[start Collected material]

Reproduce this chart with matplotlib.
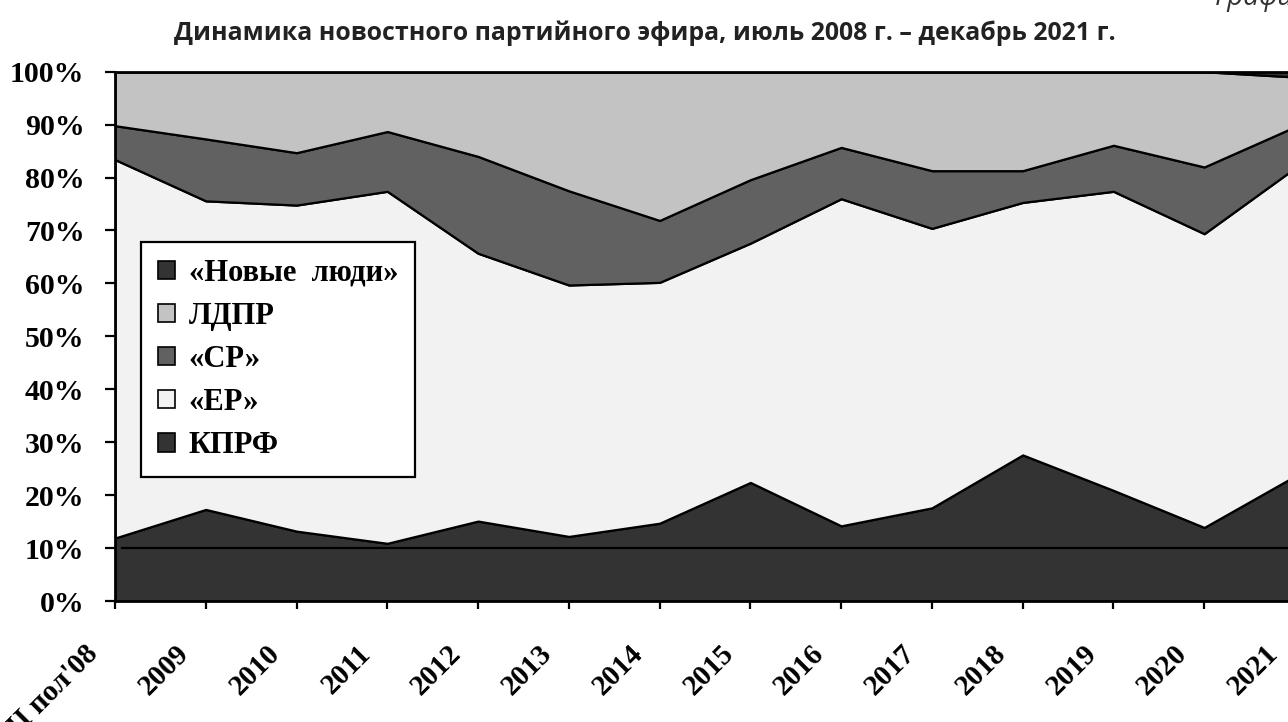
import numpy as np
import matplotlib.pyplot as plt
import matplotlib.transforms as mtransforms
from matplotlib.patches import Patch

# периоды
periods = ["II пол'08", '2009', '2010', '2011', '2012', '2013', '2014',
           '2015', '2016', '2017', '2018', '2019', '2020', '2021']

# доли партий, %
kprf = [11.9, 17.3, 13.2, 10.9, 15.1, 12.2, 14.7, 22.4, 14.2, 17.6, 27.6, 20.9, 13.9, 23.6]
er = [71.5, 58.3, 61.6, 66.5, 50.6, 47.5, 45.5, 45.2, 61.8, 52.8, 47.7, 56.5, 55.5, 58.2]
sr = [6.4, 11.7, 9.9, 11.3, 18.3, 17.8, 11.7, 12.0, 9.7, 10.9, 6.0, 8.7, 12.6, 7.8]
ldpr = [10.2, 12.7, 15.3, 11.3, 16.0, 22.5, 28.1, 20.4, 14.3, 18.7, 18.7, 13.9, 18.0, 9.4]
new_people = [0, 0, 0, 0, 0, 0, 0, 0, 0, 0, 0, 0, 0, 1.0]

names = ['КПРФ', '«ЕР»', '«СР»', 'ЛДПР', '«Новые  люди»']
colors = ['#333333', '#f2f2f2', '#616161', '#c3c3c3', '#333333']

W, H = 1288, 722
fig = plt.figure(figsize=(W / 100, H / 100), dpi=100)
ax = fig.add_axes([115 / W, (H - 601) / H, (1295 - 115) / W, (601 - 71.7) / H])

x = np.arange(len(periods))
ax.stackplot(x, kprf, er, sr, ldpr, new_people, colors=colors,
             edgecolor='black', linewidth=1.6)
ax.axhline(10, color='black', lw=1.6, xmin=0.006)

ax.set_xlim(0, len(periods) - 1)
ax.set_ylim(0, 100)

serif = ['Liberation Serif', 'DejaVu Serif']
ax.set_yticks(range(0, 101, 10))
ax.set_yticklabels([f'{v}%' for v in range(0, 101, 10)],
                   fontfamily=serif, fontweight='bold', fontsize=21.5)
ax.set_xticks(x)
ax.set_xticklabels(periods, rotation=45, ha='right', va='top',
                   rotation_mode='anchor', fontfamily=serif,
                   fontweight='bold', fontsize=21)
ax.tick_params(axis='y', length=7, width=1.6, pad=15)
ax.tick_params(axis='x', length=6, width=1.6, pad=12)
shift = mtransforms.ScaledTranslation(-22 / 72, -10 / 72, fig.dpi_scale_trans)
for lbl in ax.get_xticklabels():
    lbl.set_transform(lbl.get_transform() + shift)
for s in ax.spines.values():
    s.set_linewidth(2)
ax.spines['right'].set_visible(False)

handles = [Patch(facecolor=c, edgecolor='black', lw=1.2, label=n)
           for n, c in zip(names, colors)][::-1]
leg = ax.legend(handles=handles, loc='upper left',
                bbox_to_anchor=(26 / 1180, (529.3 - (242 - 71.7)) / 529.3),
                prop={'family': serif, 'weight': 'bold', 'size': 22},
                frameon=True, fancybox=False, framealpha=1, edgecolor='black',
                handlelength=0.56, handleheight=0.56, handletextpad=0.45,
                labelspacing=0.46, borderpad=0.55, borderaxespad=0)
leg.get_frame().set_linewidth(1.6)

fig.text(645 / W, 1 - 33 / H,
         'Динамика новостного партийного эфира, июль 2008 г. – декабрь 2021 г.',
         ha='center', va='center', fontfamily='Open Sans', fontweight='bold',
         fontsize=17.9, color='#222222')
fig.text(1215 / W, 1 - 5 / H, 'График', ha='left', va='baseline',
         fontfamily='Open Sans', style='italic', fontsize=20, color='#333333')

fig.savefig('out.png', dpi=100)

[end Collected material]

▶ _Requirements_
Starting at the top of the listing above, reproduce each line up to and including the one with "ax.spines['right'].set_visible(False)"; omit the pictures.

▶ _Answer for the task_
Reproduce this chart with matplotlib.
import numpy as np
import matplotlib.pyplot as plt
import matplotlib.transforms as mtransforms
from matplotlib.patches import Patch

# периоды
periods = ["II пол'08", '2009', '2010', '2011', '2012', '2013', '2014',
           '2015', '2016', '2017', '2018', '2019', '2020', '2021']

# доли партий, %
kprf = [11.9, 17.3, 13.2, 10.9, 15.1, 12.2, 14.7, 22.4, 14.2, 17.6, 27.6, 20.9, 13.9, 23.6]
er = [71.5, 58.3, 61.6, 66.5, 50.6, 47.5, 45.5, 45.2, 61.8, 52.8, 47.7, 56.5, 55.5, 58.2]
sr = [6.4, 11.7, 9.9, 11.3, 18.3, 17.8, 11.7, 12.0, 9.7, 10.9, 6.0, 8.7, 12.6, 7.8]
ldpr = [10.2, 12.7, 15.3, 11.3, 16.0, 22.5, 28.1, 20.4, 14.3, 18.7, 18.7, 13.9, 18.0, 9.4]
new_people = [0, 0, 0, 0, 0, 0, 0, 0, 0, 0, 0, 0, 0, 1.0]

names = ['КПРФ', '«ЕР»', '«СР»', 'ЛДПР', '«Новые  люди»']
colors = ['#333333', '#f2f2f2', '#616161', '#c3c3c3', '#333333']

W, H = 1288, 722
fig = plt.figure(figsize=(W / 100, H / 100), dpi=100)
ax = fig.add_axes([115 / W, (H - 601) / H, (1295 - 115) / W, (601 - 71.7) / H])

x = np.arange(len(periods))
ax.stackplot(x, kprf, er, sr, ldpr, new_people, colors=colors,
             edgecolor='black', linewidth=1.6)
ax.axhline(10, color='black', lw=1.6, xmin=0.006)

ax.set_xlim(0, len(periods) - 1)
ax.set_ylim(0, 100)

serif = ['Liberation Serif', 'DejaVu Serif']
ax.set_yticks(range(0, 101, 10))
ax.set_yticklabels([f'{v}%' for v in range(0, 101, 10)],
                   fontfamily=serif, fontweight='bold', fontsize=21.5)
ax.set_xticks(x)
ax.set_xticklabels(periods, rotation=45, ha='right', va='top',
                   rotation_mode='anchor', fontfamily=serif,
                   fontweight='bold', fontsize=21)
ax.tick_params(axis='y', length=7, width=1.6, pad=15)
ax.tick_params(axis='x', length=6, width=1.6, pad=12)
shift = mtransforms.ScaledTranslation(-22 / 72, -10 / 72, fig.dpi_scale_trans)
for lbl in ax.get_xticklabels():
    lbl.set_transform(lbl.get_transform() + shift)
for s in ax.spines.values():
    s.set_linewidth(2)
ax.spines['right'].set_visible(False)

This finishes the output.